My Mid-Year Placement Reflections

 

Mid-Year Placement Reflections and Learning Plan at Kingston Medical Plaza

Throughout my GP placement at Kingston Medical Plaza, I've spent the first half of the semester gaining hands-on clinical experience and improving my understanding of chronic disease management. I thoroughly enjoyed the different dynamics of a GP and hospital setting, where a GP provides primary point of care and a hospital is emergency-based medicine. In this reflection, I'll reflect on my strengths, identify areas of improvement, and how I would like my learning to look for the remainder of the year.

Reflections on Skill Development

One of my key strengths during placement has been building rapport. Going into the GP clinic initially had me worried. I am in my first year of med school and I was worried that my lack of medical knowledge would make me look like a fool. However, even surprising to me, I felt confident communicating with both patients and clinic staff. I was able to confidently say I didn’t know something, and the GP explained it to me. 

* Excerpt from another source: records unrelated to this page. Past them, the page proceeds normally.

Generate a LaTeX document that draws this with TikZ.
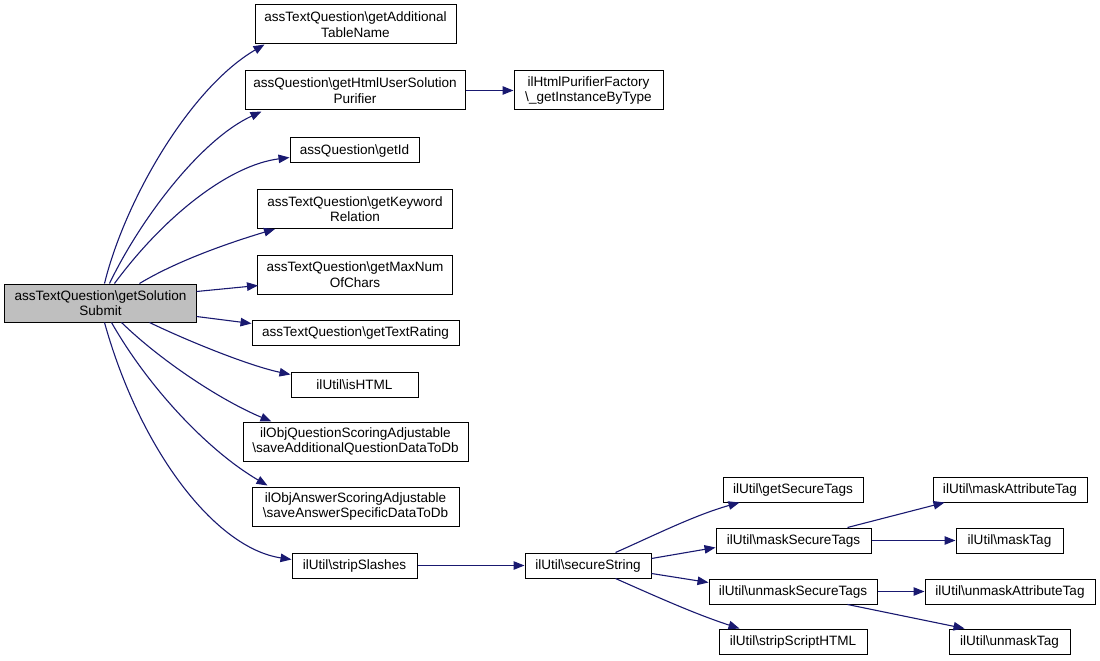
\documentclass[tikz,border=0pt]{standalone}
\usepackage{fontspec}
\setmainfont{Liberation Sans}
\usetikzlibrary{arrows.meta,calc}
\definecolor{edgeblue}{RGB}{25,25,112}
\definecolor{rootgray}{RGB}{191,191,191}
\begin{document}
\begin{tikzpicture}[x=1bp,y=-1bp,
  box/.style={draw=black,line width=1bp,fill=white,inner sep=0pt,align=center,
    font=\fontsize{13.6}{15.5}\selectfont},
  one/.style={box,minimum height=25bp},
  two/.style={box,minimum height=39bp},
  link/.style={draw=edgeblue,line width=1.1bp,-{Triangle[length=11bp,width=8.5bp]},fill=none},
]
\useasboundingbox (0,0) rectangle (1100,661);
% root
\node[two,fill=rootgray,minimum width=191bp,minimum height=38bp] (main) at (100.5,303) {assTextQuestion\textbackslash getSolution\\Submit};
% column 2
\node[two,minimum width=201bp] (n1) at (355.5,24.5) {assTextQuestion\textbackslash getAdditional\\TableName};
\node[two,minimum width=220bp] (n2) at (355,90.5) {assQuestion\textbackslash getHtmlUserSolution\\Purifier};
\node[one,minimum width=129bp] (n3) at (354.5,150.5) {assQuestion\textbackslash getId};
\node[two,minimum width=195bp] (n4) at (355,209) {assTextQuestion\textbackslash getKeyword\\Relation};
\node[two,minimum width=195bp] (n5) at (355,274.5) {assTextQuestion\textbackslash getMaxNum\\OfChars};
\node[one,minimum width=207bp] (n6) at (355.5,332.5) {assTextQuestion\textbackslash getTextRating};
\node[one,minimum width=127bp] (n7) at (354.5,384.5) {ilUtil\textbackslash isHTML};
\node[two,minimum width=225bp] (n8) at (355.5,441.5) {ilObjQuestionScoringAdjustable\\\textbackslash saveAdditionalQuestionDataToDb};
\node[two,minimum width=207bp] (n9) at (355.5,506.5) {ilObjAnswerScoringAdjustable\\\textbackslash saveAnswerSpecificDataToDb};
\node[one,minimum width=125bp] (n10) at (354.5,565.5) {ilUtil\textbackslash stripSlashes};
% column 3
\node[two,minimum width=149bp] (pf) at (588.5,90.5) {ilHtmlPurifierFactory\\\textbackslash \_getInstanceByType};
\node[one,minimum width=126bp] (ss) at (588,565.5) {ilUtil\textbackslash secureString};
% column 4
\node[one,minimum width=140bp] (gst) at (793,489.5) {ilUtil\textbackslash getSecureTags};
\node[one,minimum width=155bp] (mst) at (793.5,540.5) {ilUtil\textbackslash maskSecureTags};
\node[one,minimum width=168bp] (umst) at (793,591.5) {ilUtil\textbackslash unmaskSecureTags};
\node[one,minimum width=148bp] (ssh) at (793,641.5) {ilUtil\textbackslash stripScriptHTML};
% column 5
\node[one,minimum width=154bp] (mat) at (1010,489.5) {ilUtil\textbackslash maskAttributeTag};
\node[one,minimum width=107bp] (mt) at (1009.5,540.5) {ilUtil\textbackslash maskTag};
\node[one,minimum width=170bp] (uat) at (1010,591.5) {ilUtil\textbackslash unmaskAttributeTag};
\node[one,minimum width=121bp] (ut) at (1009.5,641.5) {ilUtil\textbackslash unmaskTag};
% edges from root
\draw[link] ($(main.north west)+(100,0)$) .. controls (125,200) and (190,88) .. ($(n1.south west)+(10,0)$);
\draw[link] ($(main.north west)+(105,0)$) .. controls (140,220) and (200,140) .. ($(n2.south west)+(17,1)$);
\draw[link] ($(main.north west)+(110,0)$) .. controls (165,215) and (230,165) .. ($(n3.south west)+(0,-6)$);
\draw[link] ($(main.north west)+(135,0)$) .. controls (175,262) and (225,244) .. ($(n4.south west)+(18,0)$);
\draw[link] ($(main.north east)+(0,8)$) -- ($(n5.south west)+(1,-9)$);
\draw[link] ($(main.south east)+(0,-6)$) -- ($(n6.west)+(0,-9)$);
\draw[link] ($(main.south west)+(145,0)$) .. controls (190,342) and (250,366) .. ($(n7.west)+(0,-10)$);
\draw[link] ($(main.south west)+(117,0)$) .. controls (160,360) and (220,400) .. ($(n8.north west)+(29,0)$);
\draw[link] ($(main.south west)+(107,0)$) .. controls (150,390) and (210,452) .. ($(n9.north west)+(16,-1)$);
\draw[link] ($(main.south west)+(100,0)$) .. controls (140,450) and (215,548) .. ($(n10.west)+(0,-6)$);
% other edges
\draw[link] (n2.east) -- (pf.west);
\draw[link] (n10.east) -- (ss.west);
\draw[link] ($(ss.north west)+(91,0)$) .. controls (655,535) and (695,515) .. ($(gst.south west)+(17,0)$);
\draw[link] ($(ss.east)+(0,-7)$) -- ($(mst.west)+(0,7)$);
\draw[link] ($(ss.east)+(0,8)$) -- ($(umst.west)+(0,-9)$);
\draw[link] ($(ss.south west)+(91,0)$) .. controls (655,596) and (695,614) .. ($(ssh.north west)+(21,0)$);
\draw[link] ($(mst.north west)+(132,0)$) -- ($(mat.south west)+(12,0)$);
\draw[link] (mst.east) -- (mt.west);
\draw[link] (umst.east) -- (uat.west);
\draw[link] ($(umst.south west)+(139,0)$) -- ($(ut.north west)+(16,0)$);
\end{tikzpicture}
\end{document}
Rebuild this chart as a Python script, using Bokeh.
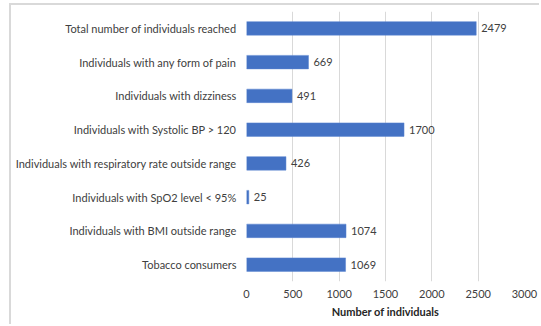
from bokeh.plotting import figure
from bokeh.models import FactorRange, Range1d, ColumnDataSource, LabelSet, FixedTicker
from bokeh.core.properties import value
from bokeh.embed import file_html
from bokeh.resources import INLINE

categories = [
    "Total number of individuals reached",
    "Individuals with any form of pain",
    "Individuals with dizziness",
    "Individuals with Systolic BP > 120",
    "Individuals with respiratory rate outside range",
    "Individuals with SpO2 level < 95%",
    "Individuals with BMI outside range",
    "Tobacco consumers",
]
values = [2479, 669, 491, 1700, 426, 25, 1074, 1069]
x_ticks = [0, 500, 1000, 1500, 2000, 2500, 3000]
x_title = "Number of individuals"

FONT = "Lato"
TXT = "#404040"
FS = "11px"

src = ColumnDataSource(dict(cat=categories, val=values, lab=[str(v) for v in values]))

# canvas starts at x=11, y=5 (after margin + 2px border)
p = figure(
    width=530, height=321,
    y_range=FactorRange(factors=list(reversed(categories)), range_padding=0),
    x_range=Range1d(0, 3000),
    output_backend="svg", toolbar_location=None,
    min_border_left=235, min_border_right=17, min_border_top=6, min_border_bottom=45,
)
p.styles = {"margin-left": "9px", "margin-top": "3px",
            "border-left": "2px solid #d9d9d9", "border-top": "2px solid #d9d9d9"}
p.hbar(y="cat", right="val", left=0, height=0.4, source=src,
       fill_color="#4472C4", line_color="#5a85d0", line_width=0.5)

labels = LabelSet(x="val", y="cat", text="lab", source=src, x_offset=5,
                  text_baseline="middle", text_font=value(FONT), text_font_size=FS,
                  text_color=TXT)
p.add_layout(labels)

p.outline_line_color = None
p.ygrid.grid_line_color = None
p.xgrid.grid_line_color = "#d9d9d9"
p.xaxis.ticker = FixedTicker(ticks=x_ticks)
for ax in (p.xaxis[0], p.yaxis[0]):
    ax.axis_line_color = None
    ax.major_tick_line_color = None
    ax.minor_tick_line_color = None
    ax.major_tick_out = 0
    ax.major_tick_in = 0
    ax.major_label_text_font = FONT
    ax.major_label_text_font_size = FS
    ax.major_label_text_color = TXT
p.yaxis.major_label_standoff = 10
p.xaxis.major_label_standoff = 8
p.xaxis.axis_label = x_title
p.xaxis.axis_label_text_font = FONT
p.xaxis.axis_label_text_font_size = FS
p.xaxis.axis_label_text_font_style = "bold"
p.xaxis.axis_label_text_color = "#262626"
p.xaxis.axis_label_standoff = 4

open("out.html", "w").write(file_html(p, INLINE))
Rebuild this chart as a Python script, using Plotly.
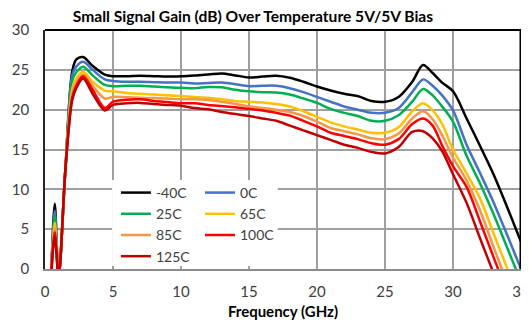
import plotly.graph_objects as go

# Frequency points (GHz)
freq = [0.45, 0.72, 1.0, 1.5, 2.0, 2.3, 2.8, 3.5, 4.4, 5, 6, 7, 8, 9, 10, 11, 12, 13, 14, 15,
        16, 17, 18, 19, 20, 21, 22, 23, 24, 25, 26, 27, 27.8, 28.5, 29.2, 30, 31, 32, 33, 34, 35]

gain_m40 = [-1, 8.2, -1, 12.5, 24.8, 26.3, 26.6, 25.5, 24.4, 24.2, 24.2, 24.25, 24.2, 24.15, 24.2, 24.3, 24.4, 24.55, 24.3, 24.05,
            24.15, 24.25, 24.0, 23.5, 22.9, 22.4, 22.0, 21.7, 21.1, 21.0, 21.6, 23.5, 25.6, 24.6, 23.4, 22.3, 18.9, 15.4, 11.8, 7.7, 3.4]
gain_0 = [-1, 7.3, -1, 12.5, 24.3, 25.4, 26.0, 25.0, 23.8, 23.6, 23.5, 23.5, 23.45, 23.4, 23.4, 23.3, 23.35, 23.4, 23.2, 22.95,
          23.0, 23.0, 22.7, 22.2, 21.6, 21.0, 20.4, 20.0, 19.6, 19.6, 20.2, 22.2, 23.8, 23.0, 21.8, 19.9, 15.6, 12.0, 8.3, 4.2, 0.0]
gain_25 = [-1, 6.6, -1, 12.5, 23.6, 24.7, 25.4, 24.3, 23.1, 22.95, 23.0, 23.0, 22.9, 22.8, 22.75, 22.7, 22.85, 22.8, 22.5, 22.3,
           22.2, 22.15, 21.9, 21.4, 20.85, 20.1, 19.6, 19.2, 18.6, 18.6, 19.3, 21.0, 22.6, 21.8, 20.4, 18.5, 14.2, 10.7, 6.8, 2.6, -1.6]
gain_65 = [-1, 5.8, -1, 12.5, 22.6, 23.9, 24.75, 23.5, 22.4, 22.3, 22.1, 22.0, 21.9, 21.8, 21.7, 21.6, 21.5, 21.3, 21.1, 21.0,
           20.9, 20.7, 20.4, 19.8, 19.1, 18.4, 17.9, 17.5, 17.1, 17.1, 17.8, 19.8, 20.8, 19.9, 18.2, 15.0, 12.0, 8.8, 4.4, 0.0, -4.3]
gain_85 = [-1, 5.1, -1, 12.5, 22.0, 23.4, 24.4, 23.0, 21.4, 21.6, 21.55, 21.5, 21.45, 21.4, 21.3, 21.3, 21.2, 21.0, 20.7, 20.4,
           20.2, 20.0, 19.7, 19.2, 18.5, 17.7, 17.3, 16.9, 16.4, 16.3, 17.0, 18.9, 19.8, 18.8, 16.8, 14.0, 11.1, 7.3, 2.7, -1.8, -6.0]
gain_100 = [-1, 4.6, -1, 12.5, 21.5, 23.0, 24.2, 22.5, 20.2, 21.0, 21.25, 21.3, 21.1, 20.95, 20.8, 20.8, 20.6, 20.45, 20.3, 20.1,
            19.9, 19.6, 19.25, 18.6, 17.9, 17.1, 16.7, 16.3, 15.8, 15.6, 16.3, 18.2, 18.9, 18.0, 15.5, 12.9, 10.3, 5.9, 1.4, -3.0, -7.0]
gain_125 = [-1, 4.1, -1, 12.5, 21.2, 22.7, 23.9, 22.0, 19.9, 20.6, 20.8, 20.85, 20.7, 20.6, 20.5, 20.2, 20.05, 19.7, 19.45, 19.2,
            18.9, 18.6, 18.0, 17.4, 16.8, 16.2, 15.6, 15.2, 14.7, 14.5, 15.3, 17.2, 17.3, 16.4, 14.8, 11.9, 8.3, 3.8, -0.6, -5.0, -9.0]

series_names = ["-40C", "0C", "25C", "65C", "85C", "100C", "125C"]
series_values = [gain_m40, gain_0, gain_25, gain_65, gain_85, gain_100, gain_125]
series_colors = ["#000000", "#4472C4", "#00B050", "#FFC000", "#F79646", "#FF0000", "#C00000"]
series_legend = ["legend", "legend2", "legend", "legend2", "legend", "legend2", "legend"]

x_range = [0, 35]
y_range = [0, 30]
x_ticks = [0, 5, 10, 15, 20, 25, 30, 35]
y_ticks = [0, 5, 10, 15, 20, 25, 30]

fig = go.Figure()
for name, vals, col, lg in zip(series_names, series_values, series_colors, series_legend):
    fig.add_trace(go.Scatter(
        x=freq, y=vals, mode="lines", name=name, legend=lg,
        line=dict(color=col, width=2.5, shape="spline", smoothing=0.9),
    ))

# white panel behind the legend (fractions of the plot area), between grid and traces
bx0, bx1, by0, by1 = 0.141, 0.489, 0.013, 0.372
def xf(f):
    return x_range[0] + f * (x_range[1] - x_range[0])
def yf(f):
    return y_range[0] + f * (y_range[1] - y_range[0])

FONT = "Lato"
fig.update_layout(
    width=521, height=312,
    margin=dict(l=37, r=8, t=22, b=51),
    paper_bgcolor="white", plot_bgcolor="white",
    font=dict(family=FONT, size=14, color="#404040"),
    title=dict(text="<b>Small Signal Gain (dB) Over Temperature 5V/5V Bias</b>",
               xref="container", x=245 / 521, xanchor="center", y=0.972, yanchor="middle",
               font=dict(family=FONT, size=15.6, color="#000000")),
    xaxis=dict(range=x_range, tickvals=x_ticks, showgrid=True, gridcolor="#A0A0A0", gridwidth=1.5,
               zeroline=False, showline=True, linecolor="#8C8C8C", linewidth=2, automargin=False,
               ticks="", ticklabelstandoff=8, ticklabeloverflow="allow",
               tickfont=dict(size=15, color="#404040"),
               title=dict(text="<b>Frequency (GHz)</b>", font=dict(size=15, color="#000000"), standoff=8)),
    yaxis=dict(range=y_range, tickvals=y_ticks, showgrid=True, gridcolor="#A0A0A0", gridwidth=1.5,
               zeroline=False, showline=True, linecolor="#262626", linewidth=1.5, automargin=False,
               ticks="", ticklabelstandoff=11, tickfont=dict(size=15, color="#404040")),
    legend=dict(x=0.149, y=0.385, xanchor="left", yanchor="top", bgcolor="rgba(0,0,0,0)",
                font=dict(size=14, color="#404040"), itemwidth=30, tracegroupgap=0),
    legend2=dict(x=0.3256, y=0.385, xanchor="left", yanchor="top", bgcolor="rgba(0,0,0,0)",
                 font=dict(size=14, color="#404040"), itemwidth=30, tracegroupgap=0),
    showlegend=True,
    shapes=[
        dict(type="rect", xref="x", yref="y", x0=xf(bx0), x1=xf(bx1), y0=yf(by0), y1=yf(by1),
             fillcolor="white", line=dict(width=0), layer="between"),
        dict(type="line", xref="x domain", yref="y domain", x0=0, x1=1, y0=1, y1=1,
             line=dict(color="#000000", width=2), layer="above"),
        dict(type="line", xref="x domain", yref="y domain", x0=1, x1=1, y0=0, y1=1,
             line=dict(color="#000000", width=3), layer="above"),
    ],
)

fig.write_html("out.html")
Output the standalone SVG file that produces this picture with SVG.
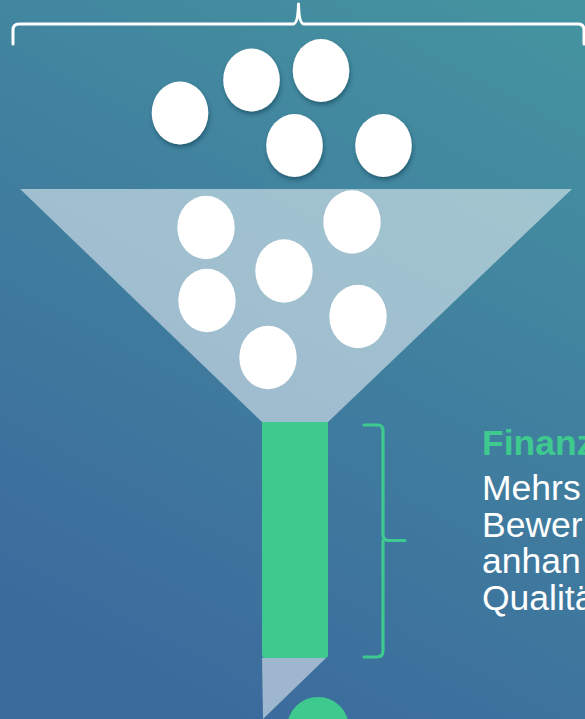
<svg xmlns="http://www.w3.org/2000/svg" width="585" height="719" viewBox="0 0 585 719">
  <defs>
    <linearGradient id="bg" x1="585" y1="0" x2="200" y2="719" gradientUnits="userSpaceOnUse">
      <stop offset="0" stop-color="#4594a0"/>
      <stop offset="1" stop-color="#3b6a9d"/>
    </linearGradient>
    <filter id="sh" x="-30%" y="-30%" width="160%" height="170%">
      <feDropShadow dx="1" dy="3" stdDeviation="2" flood-color="#0b2f40" flood-opacity="0.45"/>
    </filter>
  </defs>
  <style>
    .ball { fill: #ffffff; }
    .brace-w { fill: none; stroke: #ffffff; stroke-width: 3; stroke-linecap: round; stroke-linejoin: round; }
    .brace-g { fill: none; stroke: #3ec98f; stroke-width: 3.2; stroke-linecap: round; stroke-linejoin: round; }
    .funnel { fill: #ffffff; fill-opacity: 0.5; }
    .green { fill: #3ec98f; }
    .txt { font-family: "Liberation Sans", Arial, sans-serif; font-size: 35.5px; fill: #ffffff; }
    .head { font-weight: bold; fill: #3ec98f; }
  </style>
  <rect x="0" y="0" width="585" height="719" fill="url(#bg)"/>

  <g id="funnel">
    <polygon class="funnel" points="20,189 572,189 328,422 262,422"/>
    <polygon class="funnel" points="262,658 326,658 263,719"/>
  </g>

  <g id="tube">
    <path class="green" d="M262,422 H328 V655 Q328,658 325,658 H265 Q262,658 262,655 Z"/>
  </g>

  <g id="output-ball">
    <circle class="green" cx="318" cy="728" r="31"/>
  </g>

  <g id="balls-top" filter="url(#sh)">
    <ellipse class="ball" cx="180" cy="113" rx="28.3" ry="31.5"/>
    <ellipse class="ball" cx="251.5" cy="80" rx="28.3" ry="31.5"/>
    <ellipse class="ball" cx="321" cy="70.5" rx="28.3" ry="31.5"/>
    <ellipse class="ball" cx="294.5" cy="145.5" rx="28.3" ry="31.5"/>
    <ellipse class="ball" cx="383.5" cy="145.5" rx="28.3" ry="31.5"/>
  </g>

  <g id="balls-funnel">
    <ellipse class="ball" cx="206" cy="227.5" rx="28.7" ry="31.7"/>
    <ellipse class="ball" cx="352" cy="222" rx="28.7" ry="31.7"/>
    <ellipse class="ball" cx="284" cy="271" rx="28.7" ry="31.7"/>
    <ellipse class="ball" cx="207" cy="300.5" rx="28.7" ry="31.7"/>
    <ellipse class="ball" cx="358" cy="316.5" rx="28.7" ry="31.7"/>
    <ellipse class="ball" cx="268" cy="357.5" rx="28.7" ry="31.7"/>
  </g>

  <g id="connectors">
    <path class="brace-w" d="M13,44 V30 Q13,24 19,24 H293 Q298,24 298.5,4 Q299,24 304,24 H578 Q584,24 584,30 V44"/>
    <path class="brace-g" d="M364,425 H378 Q383,425 383,431 V535 Q383,540.5 389,540.5 H405 M383,540.5 Q383,546 383,546 V651 Q383,657 377,657 H364"/>
  </g>

  <g id="label">
    <text class="txt head" x="482" y="455">Finanz</text>
    <text class="txt" x="482" y="500">Mehrs</text>
    <text class="txt" x="482" y="537">Bewer</text>
    <text class="txt" x="482" y="573">anhan</text>
    <text class="txt" x="482" y="610">Qualitä</text>
  </g>
</svg>
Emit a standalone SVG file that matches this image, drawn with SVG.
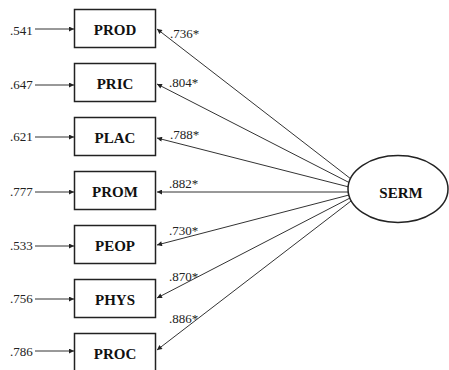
<svg xmlns="http://www.w3.org/2000/svg" width="449" height="370" viewBox="0 0 449 370">
<style>
.box{fill:#fff;stroke:#222;stroke-width:1.5}
.bl{font-family:"Liberation Serif",serif;font-weight:bold;font-size:15px;fill:#111;text-anchor:middle}
.num{font-family:"Liberation Serif",serif;font-size:13px;fill:#222}
.ln{stroke:#333;stroke-width:1;fill:none;marker-end:url(#ah)}
</style>
<defs>
<marker id="ah" viewBox="0 0 10 10" refX="10" refY="5" markerWidth="6" markerHeight="5" markerUnits="userSpaceOnUse" orient="auto">
<path d="M0,0 L10,5 L0,10 z" fill="#222"/>
</marker>
</defs>
<rect width="449" height="370" fill="#fff"/>
<g id="connectors">
<line class="ln" x1="35" y1="29" x2="74" y2="29"/>
<line class="ln" x1="35" y1="85" x2="74" y2="85"/>
<line class="ln" x1="35" y1="137" x2="74" y2="137"/>
<line class="ln" x1="35" y1="192" x2="74" y2="192"/>
<line class="ln" x1="35" y1="246" x2="74" y2="246"/>
<line class="ln" x1="35" y1="299" x2="74" y2="299"/>
<line class="ln" x1="35" y1="351" x2="74" y2="351"/>
<line class="ln" x1="351" y1="179" x2="157" y2="29"/>
<line class="ln" x1="350" y1="183" x2="157" y2="84"/>
<line class="ln" x1="349" y1="187" x2="157" y2="138"/>
<line class="ln" x1="349" y1="192" x2="157" y2="192"/>
<line class="ln" x1="349" y1="195" x2="157" y2="245"/>
<line class="ln" x1="350" y1="198" x2="157" y2="298"/>
<line class="ln" x1="351" y1="201" x2="157" y2="350"/>
</g>
<g id="err">
<text class="num" x="10" y="35">.541</text>
<text class="num" x="10" y="89">.647</text>
<text class="num" x="10" y="141">.621</text>
<text class="num" x="10" y="196">.777</text>
<text class="num" x="10" y="250">.533</text>
<text class="num" x="10" y="303">.756</text>
<text class="num" x="10" y="356">.786</text>
</g>
<g id="loadings">
<text class="num" x="170" y="38">.736*</text>
<text class="num" x="169" y="87">.804*</text>
<text class="num" x="170" y="139">.788*</text>
<text class="num" x="169" y="188">.882*</text>
<text class="num" x="169" y="235">.730*</text>
<text class="num" x="169" y="281">.870*</text>
<text class="num" x="169" y="323">.886*</text>
</g>
<g id="PROD"><rect class="box" x="74.5" y="9.5" width="81" height="38"/><text class="bl" x="115" y="35">PROD</text></g>
<g id="PRIC"><rect class="box" x="74.5" y="63.5" width="81" height="38"/><text class="bl" x="115" y="89">PRIC</text></g>
<g id="PLAC"><rect class="box" x="74.5" y="117.5" width="81" height="38"/><text class="bl" x="115" y="143">PLAC</text></g>
<g id="PROM"><rect class="box" x="74.5" y="171.5" width="81" height="38"/><text class="bl" x="115" y="197">PROM</text></g>
<g id="PEOP"><rect class="box" x="74.5" y="225.5" width="81" height="38"/><text class="bl" x="115" y="251">PEOP</text></g>
<g id="PHYS"><rect class="box" x="74.5" y="279.5" width="81" height="38"/><text class="bl" x="115" y="305">PHYS</text></g>
<g id="PROC"><rect class="box" x="74.5" y="333.5" width="81" height="38"/><text class="bl" x="115" y="359">PROC</text></g>
<g id="SERM"><ellipse class="box" cx="398" cy="189" rx="50" ry="33.5"/><text class="bl" x="401" y="198">SERM</text></g>
</svg>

In history taking, I'm comfortable with most components, including symptom history, social history, and lifestyle factors (e.g. drug, alcohol, and smoking habits). However, areas like sexual history, mental health, and adolescent assessments haven’t yet been covered in MD-1, and I feel I need further practice to become fully confident.

Regarding physical examinations, my confidence varies. I’m reasonably comfortable with vital signs, gastrointestinal assessments, and basic wound care. However, my confidence is limited when performing cardiovascular, respiratory, musculoskeletal, and skin examinations. I particularly lack confidence in neurological exams and diabetic foot assessments, as I’ve never learnt how to do these beforehand. Also, the GP hasn’t done these, so I haven’t had much experience.

In procedural skills, I’m pretty confident in administering immunisations when I got to give a few. I'm also confident in demonstrating inhaler techniques, especially because I have asthma myself. Yet, I need more exposure and practice in procedures like urinalysis and ECG recordings. The clinic has an ECG clinic set up on a different day from my placement, so I plan to go and observe. 

For clinical management, I feel somewhat confident in identifying and managing common acute presentations. I practise this by trying to guess what the GP will diagnose a patient with and the appropriate treatment. 

Additional Learning Areas

In discussion with my supervisor, we identified two additional important areas:

1. Being more comfortable with the GP's role in performing minor procedures (e.g., biopsies). Upon observing the GP do a biopsy, I almost vomited, and I need to get better at handling blood, especially before next year when we do surgical rotations.

2. Time management- being more on time for placements. I have taken on this feedback by making sure I set my alarm a little bit earlier. 

Identified Learning Gaps

Through ongoing discussions with my supervisor, three primary learning gaps have emerged:

Understanding the broader roles of GPs beyond patient consultations, such as coordinating community resources. My GP visits an old-age home to provide the residents with medical checkups, and this would be a great opportunity for me to see. 

Chronic disease monitoring and follow-up, particularly observing how GPs manage long-term conditions such as diabetes and hypertension. 

Clinical reasoning, e.g., understanding the GP’s decision-making process during consultations.

My Learning Goals

In collaboration with my supervisor, we discussed some ways I can improve:

1. Observation of Consultations

I plan to observe consultations more actively by identifying the different stages of a consultation: introduction, history-taking, examination, and management planning. 

2. Refining Communication Techniques

I plan to continue my observations of Dr Ram and documenting effective phrases and strategies such as how to communicate difficult news with a patient. I particularly want to focus on my ability to demonstrate empathy and learning how to best explain complex medical concepts in easy-to-understand language for patients.

Measures of Success:

Here’s how I plan to measure my improvements over the second semester:

  1. Supervisor feedback confirming observable improvements.
  2. Increased self-reported confidence in previously weaker areas (e.g., neurological exams, diabetic foot assessments).
  3. Demonstrated ability to independently conduct patient histories, physical exams, and formulate appropriate management plans (in discussion with my GP after a consultation).

Feedback Mechanisms:

  1. Weekly check-ins with my supervisor.
  2. Final end-of-semester evaluation on my clinical and communication skills.
  3. Ongoing personal reflections to identify areas for further improvement.

Evidence of Learning:

A completed skills journal with supervisor comments.

Reflective journal demonstrating growth in the areas I previously reported weaknesses in. 

Structured case presentations to improve clinical decision-making.

My placement at Kingston Medical Plaza has already been an amazing growth opportunity, and I look forward to my continued improvement throughout the remainder of my placement.